▶ **Aim of the exercise**: Reproduce the listing below exactly, minus its pictures.

— BEGIN —

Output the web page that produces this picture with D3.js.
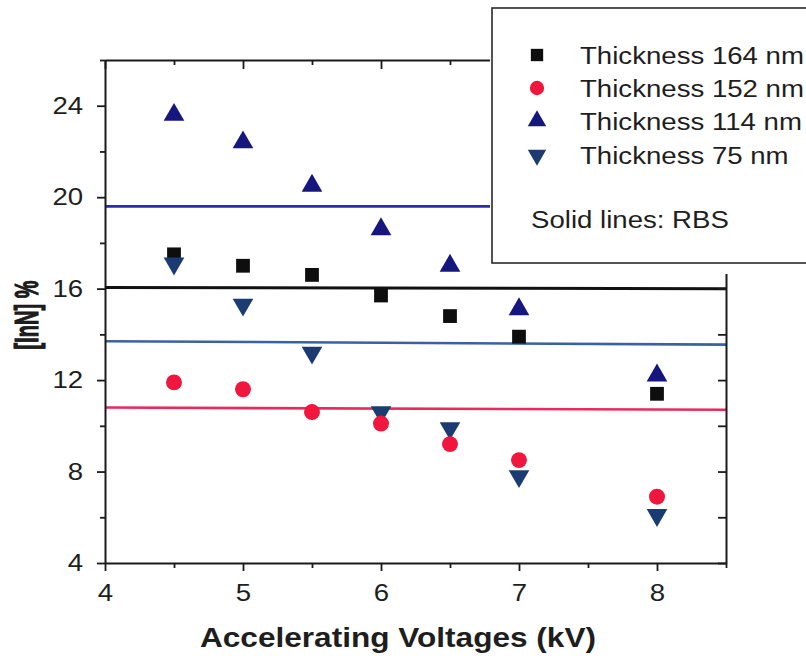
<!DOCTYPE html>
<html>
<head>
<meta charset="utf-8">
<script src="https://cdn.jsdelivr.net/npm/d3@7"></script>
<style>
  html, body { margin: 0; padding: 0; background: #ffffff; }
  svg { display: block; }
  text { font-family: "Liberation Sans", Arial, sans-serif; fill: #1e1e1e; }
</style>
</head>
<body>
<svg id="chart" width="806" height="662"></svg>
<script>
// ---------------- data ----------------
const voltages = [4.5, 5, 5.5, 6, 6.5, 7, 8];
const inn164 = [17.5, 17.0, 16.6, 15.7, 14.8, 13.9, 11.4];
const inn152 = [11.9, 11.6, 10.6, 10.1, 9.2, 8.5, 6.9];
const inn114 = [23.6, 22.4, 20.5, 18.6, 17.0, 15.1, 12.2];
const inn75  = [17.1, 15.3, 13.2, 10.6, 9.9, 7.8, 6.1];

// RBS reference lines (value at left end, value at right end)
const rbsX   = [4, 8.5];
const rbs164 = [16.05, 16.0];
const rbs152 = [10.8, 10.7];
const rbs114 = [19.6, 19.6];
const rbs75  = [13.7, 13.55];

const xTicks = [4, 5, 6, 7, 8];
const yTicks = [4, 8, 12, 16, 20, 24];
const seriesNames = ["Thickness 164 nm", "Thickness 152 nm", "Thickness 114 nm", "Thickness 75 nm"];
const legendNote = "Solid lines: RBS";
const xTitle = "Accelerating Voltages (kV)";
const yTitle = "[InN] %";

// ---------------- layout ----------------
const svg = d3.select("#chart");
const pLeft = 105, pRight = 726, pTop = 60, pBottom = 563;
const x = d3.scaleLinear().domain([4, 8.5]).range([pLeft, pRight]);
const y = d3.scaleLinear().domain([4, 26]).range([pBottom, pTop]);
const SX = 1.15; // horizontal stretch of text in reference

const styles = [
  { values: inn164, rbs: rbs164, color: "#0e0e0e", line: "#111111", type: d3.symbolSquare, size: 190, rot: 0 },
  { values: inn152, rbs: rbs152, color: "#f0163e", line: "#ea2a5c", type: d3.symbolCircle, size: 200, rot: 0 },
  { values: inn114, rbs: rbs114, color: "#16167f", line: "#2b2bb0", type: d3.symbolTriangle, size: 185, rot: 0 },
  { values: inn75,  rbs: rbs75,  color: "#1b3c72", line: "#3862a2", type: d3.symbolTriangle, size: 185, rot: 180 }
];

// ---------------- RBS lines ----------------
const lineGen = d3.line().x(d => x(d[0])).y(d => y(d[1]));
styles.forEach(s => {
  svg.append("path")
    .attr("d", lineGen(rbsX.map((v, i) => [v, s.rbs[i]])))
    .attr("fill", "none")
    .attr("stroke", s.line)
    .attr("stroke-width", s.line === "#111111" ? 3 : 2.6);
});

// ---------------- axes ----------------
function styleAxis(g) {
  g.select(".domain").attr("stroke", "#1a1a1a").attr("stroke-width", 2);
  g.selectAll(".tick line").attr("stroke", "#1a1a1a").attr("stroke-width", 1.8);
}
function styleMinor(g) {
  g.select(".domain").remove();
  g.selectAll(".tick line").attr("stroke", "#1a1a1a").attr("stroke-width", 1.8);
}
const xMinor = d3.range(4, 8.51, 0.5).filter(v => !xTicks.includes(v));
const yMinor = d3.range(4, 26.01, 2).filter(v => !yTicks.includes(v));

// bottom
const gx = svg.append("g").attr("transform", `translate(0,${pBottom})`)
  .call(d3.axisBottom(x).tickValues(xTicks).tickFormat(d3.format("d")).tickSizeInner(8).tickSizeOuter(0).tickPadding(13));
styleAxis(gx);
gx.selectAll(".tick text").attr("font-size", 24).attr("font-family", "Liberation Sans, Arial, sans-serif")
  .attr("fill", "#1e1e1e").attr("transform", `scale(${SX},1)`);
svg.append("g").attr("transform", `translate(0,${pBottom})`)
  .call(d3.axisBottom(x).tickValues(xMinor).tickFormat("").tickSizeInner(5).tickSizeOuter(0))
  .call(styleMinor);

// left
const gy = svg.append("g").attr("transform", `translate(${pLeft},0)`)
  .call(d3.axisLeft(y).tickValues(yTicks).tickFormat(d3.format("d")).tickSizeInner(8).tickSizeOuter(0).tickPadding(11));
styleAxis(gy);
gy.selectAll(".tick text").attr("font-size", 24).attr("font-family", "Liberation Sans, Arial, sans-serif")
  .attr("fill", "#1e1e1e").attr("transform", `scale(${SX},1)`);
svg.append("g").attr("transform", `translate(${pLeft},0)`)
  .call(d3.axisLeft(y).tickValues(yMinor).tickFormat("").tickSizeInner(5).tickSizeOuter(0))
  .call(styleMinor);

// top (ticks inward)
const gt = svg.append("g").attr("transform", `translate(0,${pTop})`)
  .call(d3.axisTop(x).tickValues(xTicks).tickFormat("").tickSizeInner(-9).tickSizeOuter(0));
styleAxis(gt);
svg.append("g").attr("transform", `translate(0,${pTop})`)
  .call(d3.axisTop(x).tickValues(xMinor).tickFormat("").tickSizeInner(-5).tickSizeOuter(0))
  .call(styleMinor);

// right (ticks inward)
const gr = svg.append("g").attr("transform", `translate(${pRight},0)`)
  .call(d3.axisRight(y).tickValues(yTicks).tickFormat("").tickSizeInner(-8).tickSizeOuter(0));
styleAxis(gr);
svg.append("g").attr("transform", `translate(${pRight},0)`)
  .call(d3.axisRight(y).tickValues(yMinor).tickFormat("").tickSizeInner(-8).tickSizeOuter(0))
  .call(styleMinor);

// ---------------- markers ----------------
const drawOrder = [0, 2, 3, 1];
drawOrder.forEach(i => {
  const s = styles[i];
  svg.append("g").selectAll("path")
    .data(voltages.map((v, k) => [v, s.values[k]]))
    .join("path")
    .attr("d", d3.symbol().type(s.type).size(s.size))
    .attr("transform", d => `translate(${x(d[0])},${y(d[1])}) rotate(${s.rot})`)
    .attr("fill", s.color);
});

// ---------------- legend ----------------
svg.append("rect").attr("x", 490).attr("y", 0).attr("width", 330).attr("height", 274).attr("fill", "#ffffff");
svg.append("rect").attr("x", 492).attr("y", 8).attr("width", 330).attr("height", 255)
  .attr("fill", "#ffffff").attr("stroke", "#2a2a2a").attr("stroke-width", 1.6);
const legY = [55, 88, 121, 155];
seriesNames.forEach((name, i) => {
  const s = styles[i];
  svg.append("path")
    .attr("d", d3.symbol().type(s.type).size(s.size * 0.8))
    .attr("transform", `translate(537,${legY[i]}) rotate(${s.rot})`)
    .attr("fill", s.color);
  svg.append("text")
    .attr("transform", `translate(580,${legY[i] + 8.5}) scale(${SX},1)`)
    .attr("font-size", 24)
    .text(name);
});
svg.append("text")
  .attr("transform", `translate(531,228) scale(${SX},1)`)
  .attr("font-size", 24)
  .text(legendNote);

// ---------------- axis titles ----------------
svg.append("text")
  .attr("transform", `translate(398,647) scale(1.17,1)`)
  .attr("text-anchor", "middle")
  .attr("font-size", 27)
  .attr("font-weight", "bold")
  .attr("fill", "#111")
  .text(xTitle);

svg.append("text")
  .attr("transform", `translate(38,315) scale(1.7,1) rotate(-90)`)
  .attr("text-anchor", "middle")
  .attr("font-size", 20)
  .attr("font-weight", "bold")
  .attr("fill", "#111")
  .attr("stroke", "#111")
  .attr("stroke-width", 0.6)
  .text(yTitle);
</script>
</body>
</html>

— END —

▶ **Correct answer**:
Output the web page that produces this picture with D3.js.
<!DOCTYPE html>
<html>
<head>
<meta charset="utf-8">
<script src="https://cdn.jsdelivr.net/npm/d3@7"></script>
<style>
  html, body { margin: 0; padding: 0; background: #ffffff; }
  svg { display: block; }
  text { font-family: "Liberation Sans", Arial, sans-serif; fill: #1e1e1e; }
</style>
</head>
<body>
<svg id="chart" width="806" height="662"></svg>
<script>
// ---------------- data ----------------
const voltages = [4.5, 5, 5.5, 6, 6.5, 7, 8];
const inn164 = [17.5, 17.0, 16.6, 15.7, 14.8, 13.9, 11.4];
const inn152 = [11.9, 11.6, 10.6, 10.1, 9.2, 8.5, 6.9];
const inn114 = [23.6, 22.4, 20.5, 18.6, 17.0, 15.1, 12.2];
const inn75  = [17.1, 15.3, 13.2, 10.6, 9.9, 7.8, 6.1];

// RBS reference lines (value at left end, value at right end)
const rbsX   = [4, 8.5];
const rbs164 = [16.05, 16.0];
const rbs152 = [10.8, 10.7];
const rbs114 = [19.6, 19.6];
const rbs75  = [13.7, 13.55];

const xTicks = [4, 5, 6, 7, 8];
const yTicks = [4, 8, 12, 16, 20, 24];
const seriesNames = ["Thickness 164 nm", "Thickness 152 nm", "Thickness 114 nm", "Thickness 75 nm"];
const legendNote = "Solid lines: RBS";
const xTitle = "Accelerating Voltages (kV)";
const yTitle = "[InN] %";

// ---------------- layout ----------------
const svg = d3.select("#chart");
const pLeft = 105, pRight = 726, pTop = 60, pBottom = 563;
const x = d3.scaleLinear().domain([4, 8.5]).range([pLeft, pRight]);
const y = d3.scaleLinear().domain([4, 26]).range([pBottom, pTop]);
const SX = 1.15; // horizontal stretch of text in reference

const styles = [
  { values: inn164, rbs: rbs164, color: "#0e0e0e", line: "#111111", type: d3.symbolSquare, size: 190, rot: 0 },
  { values: inn152, rbs: rbs152, color: "#f0163e", line: "#ea2a5c", type: d3.symbolCircle, size: 200, rot: 0 },
  { values: inn114, rbs: rbs114, color: "#16167f", line: "#2b2bb0", type: d3.symbolTriangle, size: 185, rot: 0 },
  { values: inn75,  rbs: rbs75,  color: "#1b3c72", line: "#3862a2", type: d3.symbolTriangle, size: 185, rot: 180 }
];

// ---------------- RBS lines ----------------
const lineGen = d3.line().x(d => x(d[0])).y(d => y(d[1]));
styles.forEach(s => {
  svg.append("path")
    .attr("d", lineGen(rbsX.map((v, i) => [v, s.rbs[i]])))
    .attr("fill", "none")
    .attr("stroke", s.line)
    .attr("stroke-width", s.line === "#111111" ? 3 : 2.6);
});

// ---------------- axes ----------------
function styleAxis(g) {
  g.select(".domain").attr("stroke", "#1a1a1a").attr("stroke-width", 2);
  g.selectAll(".tick line").attr("stroke", "#1a1a1a").attr("stroke-width", 1.8);
}
function styleMinor(g) {
  g.select(".domain").remove();
  g.selectAll(".tick line").attr("stroke", "#1a1a1a").attr("stroke-width", 1.8);
}
const xMinor = d3.range(4, 8.51, 0.5).filter(v => !xTicks.includes(v));
const yMinor = d3.range(4, 26.01, 2).filter(v => !yTicks.includes(v));

// bottom
const gx = svg.append("g").attr("transform", `translate(0,${pBottom})`)
  .call(d3.axisBottom(x).tickValues(xTicks).tickFormat(d3.format("d")).tickSizeInner(8).tickSizeOuter(0).tickPadding(13));
styleAxis(gx);
gx.selectAll(".tick text").attr("font-size", 24).attr("font-family", "Liberation Sans, Arial, sans-serif")
  .attr("fill", "#1e1e1e").attr("transform", `scale(${SX},1)`);
svg.append("g").attr("transform", `translate(0,${pBottom})`)
  .call(d3.axisBottom(x).tickValues(xMinor).tickFormat("").tickSizeInner(5).tickSizeOuter(0))
  .call(styleMinor);

// left
const gy = svg.append("g").attr("transform", `translate(${pLeft},0)`)
  .call(d3.axisLeft(y).tickValues(yTicks).tickFormat(d3.format("d")).tickSizeInner(8).tickSizeOuter(0).tickPadding(11));
styleAxis(gy);
gy.selectAll(".tick text").attr("font-size", 24).attr("font-family", "Liberation Sans, Arial, sans-serif")
  .attr("fill", "#1e1e1e").attr("transform", `scale(${SX},1)`);
svg.append("g").attr("transform", `translate(${pLeft},0)`)
  .call(d3.axisLeft(y).tickValues(yMinor).tickFormat("").tickSizeInner(5).tickSizeOuter(0))
  .call(styleMinor);

// top (ticks inward)
const gt = svg.append("g").attr("transform", `translate(0,${pTop})`)
  .call(d3.axisTop(x).tickValues(xTicks).tickFormat("").tickSizeInner(-9).tickSizeOuter(0));
styleAxis(gt);
svg.append("g").attr("transform", `translate(0,${pTop})`)
  .call(d3.axisTop(x).tickValues(xMinor).tickFormat("").tickSizeInner(-5).tickSizeOuter(0))
  .call(styleMinor);

// right (ticks inward)
const gr = svg.append("g").attr("transform", `translate(${pRight},0)`)
  .call(d3.axisRight(y).tickValues(yTicks).tickFormat("").tickSizeInner(-8).tickSizeOuter(0));
styleAxis(gr);
svg.append("g").attr("transform", `translate(${pRight},0)`)
  .call(d3.axisRight(y).tickValues(yMinor).tickFormat("").tickSizeInner(-8).tickSizeOuter(0))
  .call(styleMinor);

// ---------------- markers ----------------
const drawOrder = [0, 2, 3, 1];
drawOrder.forEach(i => {
  const s = styles[i];
  svg.append("g").selectAll("path")
    .data(voltages.map((v, k) => [v, s.values[k]]))
    .join("path")
    .attr("d", d3.symbol().type(s.type).size(s.size))
    .attr("transform", d => `translate(${x(d[0])},${y(d[1])}) rotate(${s.rot})`)
    .attr("fill", s.color);
});

// ---------------- legend ----------------
svg.append("rect").attr("x", 490).attr("y", 0).attr("width", 330).attr("height", 274).attr("fill", "#ffffff");
svg.append("rect").attr("x", 492).attr("y", 8).attr("width", 330).attr("height", 255)
  .attr("fill", "#ffffff").attr("stroke", "#2a2a2a").attr("stroke-width", 1.6);
const legY = [55, 88, 121, 155];
seriesNames.forEach((name, i) => {
  const s = styles[i];
  svg.append("path")
    .attr("d", d3.symbol().type(s.type).size(s.size * 0.8))
    .attr("transform", `translate(537,${legY[i]}) rotate(${s.rot})`)
    .attr("fill", s.color);
  svg.append("text")
    .attr("transform", `translate(580,${legY[i] + 8.5}) scale(${SX},1)`)
    .attr("font-size", 24)
    .text(name);
});
svg.append("text")
  .attr("transform", `translate(531,228) scale(${SX},1)`)
  .attr("font-size", 24)
  .text(legendNote);

// ---------------- axis titles ----------------
svg.append("text")
  .attr("transform", `translate(398,647) scale(1.17,1)`)
  .attr("text-anchor", "middle")
  .attr("font-size", 27)
  .attr("font-weight", "bold")
  .attr("fill", "#111")
  .text(xTitle);

svg.append("text")
  .attr("transform", `translate(38,315) scale(1.7,1) rotate(-90)`)
  .attr("text-anchor", "middle")
  .attr("font-size", 20)
  .attr("font-weight", "bold")
  .attr("fill", "#111")
  .attr("stroke", "#111")
  .attr("stroke-width", 0.6)
  .text(yTitle);
</script>
</body>
</html>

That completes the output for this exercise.